My situation is unique among those pursuing photography as a profession. Those seeing the level of success I've had the good fortune to achieve expand their careers in photography or visual media exclusively. In my case, the road of career advancement is split, multi-pronged. Unlike those able to indulge their passion exclusively, I am fostering a corporate business career simultaneously. The loathed standard 9-to-5 office job. It isn't greed which has me pursuing these two very different career paths, but rather a sense of love and desire to function as a caretaker to my partner. Our household is single income as he does not work, not because he is sloth but because he deals with debilitating anxiety problems which preclude his ability to function in the working environments available to him. I do not hold this against him as he is dutiful around the house, taking care of our pets, cooking, cleaning, and emotionally I am confident of my hypothetical failures were he not present in my life to provide the support I need when life's conflicts, both internal and external, reach the point of overwhelming. But it is undeniable that being in this position, combined with the admittedly selfish refusal to sacrifice the boons this relentless work ethic has enabled in my lifestyle, has finally led to an unsustainable point of emotional exhaustion. Not a quickly descending veil of lethargy, but a slow dissolution of spirit. I am unable to find enjoyment in my day to day life, only finding thrill in the comparatively few hours I spent photographing for clients on the weekends, and it isn't enough to satisfy my needs.
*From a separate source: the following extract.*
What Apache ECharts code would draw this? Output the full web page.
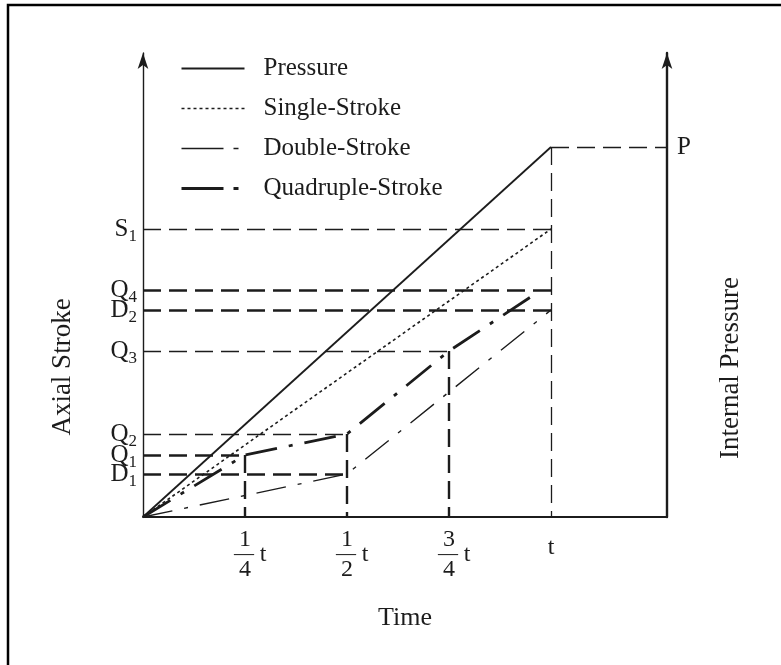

I've spoken with my partner many nights about this issue. We've often returned to the same conclusion each time, that my spirit will not be satisfied until I fully shed the weight of my structured office work for a completely focused pursuit of photography. Despite my penchant for adopting risk in my private photography work in years past, I am surprisingly unwilling to dive so completely into photography as my sole career strictly because I still perceive it as a risk. Photography is a dying industry, with a rare few able to eke the kind of living to which I have grown accustomed solely through its pursuit. Were I only affecting my own life it is a jump I would likely have made 3 years ago when I first found a foothold after 10 years of trying. But such a decision does not solely affect my life. Not for 11 years. Much as he does not want to concede to the fact, my partner's life and well being are as much my responsibility as my own. As such, I cannot fathom adopting such risk when the consequences fall on more than myself. And despite his frequent reassurances and persistent faith in my ability to thrive, I am far less confident in my potential. I've seen far too many others with skill easily exceeding my own sink into the muck in this global society with a grossly diminished attention span and tendency to consume media voraciously for a week, then allow the talent behind its creation fall into obscurity. Culturally, the world is unkind to the artist. Our value is a forever fleeting thing.
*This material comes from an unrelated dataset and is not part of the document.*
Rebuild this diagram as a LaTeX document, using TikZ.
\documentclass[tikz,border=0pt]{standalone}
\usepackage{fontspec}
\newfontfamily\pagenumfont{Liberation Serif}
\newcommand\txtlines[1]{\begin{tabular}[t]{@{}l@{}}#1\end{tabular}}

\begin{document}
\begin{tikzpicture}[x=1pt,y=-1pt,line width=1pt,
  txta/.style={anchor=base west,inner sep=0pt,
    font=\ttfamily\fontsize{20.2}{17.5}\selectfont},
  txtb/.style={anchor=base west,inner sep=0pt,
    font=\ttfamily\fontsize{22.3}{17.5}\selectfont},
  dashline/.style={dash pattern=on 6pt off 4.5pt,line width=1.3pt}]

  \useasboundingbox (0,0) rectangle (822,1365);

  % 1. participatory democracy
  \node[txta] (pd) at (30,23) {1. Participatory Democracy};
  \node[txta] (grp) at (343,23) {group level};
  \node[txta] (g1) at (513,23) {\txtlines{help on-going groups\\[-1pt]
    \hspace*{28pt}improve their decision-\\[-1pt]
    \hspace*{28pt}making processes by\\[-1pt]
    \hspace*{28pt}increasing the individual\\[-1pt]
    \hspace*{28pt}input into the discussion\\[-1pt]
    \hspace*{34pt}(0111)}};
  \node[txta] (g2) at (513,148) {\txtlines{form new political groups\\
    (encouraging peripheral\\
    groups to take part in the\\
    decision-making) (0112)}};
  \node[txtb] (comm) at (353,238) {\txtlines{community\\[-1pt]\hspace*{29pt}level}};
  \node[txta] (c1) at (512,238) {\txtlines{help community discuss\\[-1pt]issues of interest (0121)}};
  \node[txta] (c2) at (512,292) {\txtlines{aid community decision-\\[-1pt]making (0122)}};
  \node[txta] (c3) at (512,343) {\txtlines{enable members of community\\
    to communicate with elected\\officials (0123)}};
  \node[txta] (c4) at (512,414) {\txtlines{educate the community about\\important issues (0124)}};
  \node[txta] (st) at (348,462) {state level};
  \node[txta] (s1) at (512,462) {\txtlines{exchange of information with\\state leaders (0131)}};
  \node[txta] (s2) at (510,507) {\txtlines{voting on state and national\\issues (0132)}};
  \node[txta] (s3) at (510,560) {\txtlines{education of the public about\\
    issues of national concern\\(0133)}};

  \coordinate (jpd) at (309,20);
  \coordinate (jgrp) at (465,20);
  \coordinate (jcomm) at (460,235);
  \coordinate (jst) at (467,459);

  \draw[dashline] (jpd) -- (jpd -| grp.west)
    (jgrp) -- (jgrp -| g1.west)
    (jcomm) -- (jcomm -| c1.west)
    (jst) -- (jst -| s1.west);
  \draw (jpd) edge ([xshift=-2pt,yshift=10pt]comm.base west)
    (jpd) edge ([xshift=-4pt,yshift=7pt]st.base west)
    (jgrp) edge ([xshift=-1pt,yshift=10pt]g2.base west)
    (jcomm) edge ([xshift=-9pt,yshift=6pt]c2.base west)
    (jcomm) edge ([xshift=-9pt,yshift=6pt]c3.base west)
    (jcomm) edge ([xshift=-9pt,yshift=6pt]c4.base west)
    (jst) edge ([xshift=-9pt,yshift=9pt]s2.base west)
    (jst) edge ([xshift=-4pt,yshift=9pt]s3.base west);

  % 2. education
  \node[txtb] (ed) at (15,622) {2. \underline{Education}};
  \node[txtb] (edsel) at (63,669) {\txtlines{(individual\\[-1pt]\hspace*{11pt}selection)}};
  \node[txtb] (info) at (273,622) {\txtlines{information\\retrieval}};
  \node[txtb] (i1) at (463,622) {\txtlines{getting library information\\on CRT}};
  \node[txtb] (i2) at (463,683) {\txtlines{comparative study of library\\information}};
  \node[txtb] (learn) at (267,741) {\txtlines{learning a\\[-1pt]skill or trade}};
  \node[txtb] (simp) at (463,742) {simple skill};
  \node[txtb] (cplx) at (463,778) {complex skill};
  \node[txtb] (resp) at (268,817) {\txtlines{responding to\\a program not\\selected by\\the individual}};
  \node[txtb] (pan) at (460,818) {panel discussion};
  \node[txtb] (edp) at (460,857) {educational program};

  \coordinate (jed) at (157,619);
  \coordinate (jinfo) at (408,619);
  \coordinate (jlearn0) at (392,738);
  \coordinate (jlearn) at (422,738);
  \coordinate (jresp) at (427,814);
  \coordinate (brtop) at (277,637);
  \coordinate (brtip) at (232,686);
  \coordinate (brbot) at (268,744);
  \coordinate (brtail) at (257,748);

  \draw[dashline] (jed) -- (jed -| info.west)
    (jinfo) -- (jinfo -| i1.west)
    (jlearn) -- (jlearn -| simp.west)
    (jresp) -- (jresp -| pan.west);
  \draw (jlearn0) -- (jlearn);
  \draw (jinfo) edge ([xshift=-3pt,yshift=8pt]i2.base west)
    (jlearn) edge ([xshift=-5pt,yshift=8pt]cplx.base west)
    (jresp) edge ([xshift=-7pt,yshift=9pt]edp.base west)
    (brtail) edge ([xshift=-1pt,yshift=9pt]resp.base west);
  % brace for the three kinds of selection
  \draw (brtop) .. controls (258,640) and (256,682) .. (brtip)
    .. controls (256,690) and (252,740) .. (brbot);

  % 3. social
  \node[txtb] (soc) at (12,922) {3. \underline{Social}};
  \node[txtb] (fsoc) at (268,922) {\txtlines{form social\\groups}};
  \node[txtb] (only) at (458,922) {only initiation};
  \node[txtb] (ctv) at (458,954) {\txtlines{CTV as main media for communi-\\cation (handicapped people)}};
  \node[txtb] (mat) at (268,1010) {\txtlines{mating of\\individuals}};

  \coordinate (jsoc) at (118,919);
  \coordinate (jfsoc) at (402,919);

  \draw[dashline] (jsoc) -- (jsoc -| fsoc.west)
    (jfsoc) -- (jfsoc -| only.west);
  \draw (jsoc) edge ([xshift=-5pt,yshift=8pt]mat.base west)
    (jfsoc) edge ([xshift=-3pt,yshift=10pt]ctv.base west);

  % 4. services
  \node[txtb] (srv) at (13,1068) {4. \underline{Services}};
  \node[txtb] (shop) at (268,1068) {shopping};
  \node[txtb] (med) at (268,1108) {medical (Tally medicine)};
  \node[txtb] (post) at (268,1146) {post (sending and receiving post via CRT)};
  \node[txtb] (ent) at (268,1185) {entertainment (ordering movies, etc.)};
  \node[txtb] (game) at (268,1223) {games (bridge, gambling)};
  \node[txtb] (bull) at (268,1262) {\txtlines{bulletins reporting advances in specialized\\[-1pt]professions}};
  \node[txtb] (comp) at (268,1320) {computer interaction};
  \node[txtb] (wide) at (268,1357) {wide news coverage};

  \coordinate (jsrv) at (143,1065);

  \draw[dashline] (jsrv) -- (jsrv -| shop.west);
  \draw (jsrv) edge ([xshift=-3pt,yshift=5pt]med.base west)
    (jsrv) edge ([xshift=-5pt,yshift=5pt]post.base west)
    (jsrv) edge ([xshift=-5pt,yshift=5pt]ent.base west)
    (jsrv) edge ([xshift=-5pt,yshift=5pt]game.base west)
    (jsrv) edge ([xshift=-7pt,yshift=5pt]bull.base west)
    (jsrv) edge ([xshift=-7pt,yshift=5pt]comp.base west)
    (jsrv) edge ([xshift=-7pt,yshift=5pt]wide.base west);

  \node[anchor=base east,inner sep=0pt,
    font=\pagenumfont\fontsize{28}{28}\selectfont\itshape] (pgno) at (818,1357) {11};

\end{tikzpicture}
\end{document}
My decision has always been to take the long road. Instead of making an abrupt all-or-nothing leap into photography, my intent is to nurture my photography business to the point wherein my weekend work is all but eclipsing the office career. It is a road that is inevitably flawed. As my income from photography augments, it continues to sit on top of the steady paycheck I am already receiving, and thus my lifestyle adjusts to another level of vanity. Going out to expensive restaurants with friends and paying the check without care. I am beyond the conventional concern for budgeting. To combat this trend, I began saving more and more money earned through photography, but it has been an unsuccessful maneuver. My partner and I are living well, living the "high life" inasmuch as is rational given the area we live and our inherent personality quirks. That fact makes me happy, however that happiness is also tempered by the considerable scarcity of time I have available in which to enjoy that lifestyle. A lack of time breeds exhaustion and lethargy in the time I do have for myself, and thus I do nothing with it, or begrudgingly tend to the errands and obligations of typical blue collar life.

Instead of transitioning away from my corporation oriented career, I find myself in a position wishing to move away from the photography career of which I dreamed to achieve for so long. I cannot openly flake on my office obligations, to do so would represent too high a level of risk, but the volume of photography work I endure if fully within my control, and now it is the only time I am capable of reclaiming. But in reclaiming that time for satisfaction with my non-working life, the momentum built toward a viable career in photography is stifled, and in such a depressed industry any loss of momentum will inevitably end the prospects of that career. The rock and hard place into which I am wedged comes to light in that analysis of my situation. Abandon the dream find happiness in my free time and ensure financial security for myself and my partner, abandon the safe and secure career and bring risk and assured financial hardship to our situation, or continue relentless pursuit of both simultaneously and be forced to stomach that stress, hardship and unhappiness with my private pursuits that have endured for 6 months now.

While this introspective self analysis may not speak to it, I am an optimistic person. My decision to continue pursuit of both careers is ultimately made, and I hold out hope that it will change for the better sooner rather than later. Similarly, I hold tight to Hollywood story lines in which those who dedicate themselves wholly to corporate driven lives fall into their own sort of personal hell, full of regret in old age of unaccomplished dreams. Difficult as my chosen path may be, I am truly fortunate to be in a position to realize a lifelong dream without having to step outside the commonly accepted bounds by which society holds the typical person. I can tout myself as living proof one can be both the office slave and successful eccentric artist simultaneously, which is the oddest of marriages. What I'm enduring in this current phase could best be described as growing pains as I learn to manage my life under new circumstances. Perhaps I lied earlier in regard to my partner's faith in me. I do believe I have the fortitude and endurance to deal with this transition and maintain happiness. It will always be a consequence of taking the long road that the struggles presented will be endured over a longer timeline, less immediate and thus quickly over, instead very persistent, like a dull ache or soreness.

After enough years that constant build of persistent aches and pains will kill me, surely. However, I have no intention of maintaining a straight line of a growth pattern in my working life. Big changes come to us all over a long enough timeline. I have the patience, the endurance, to wait for mine.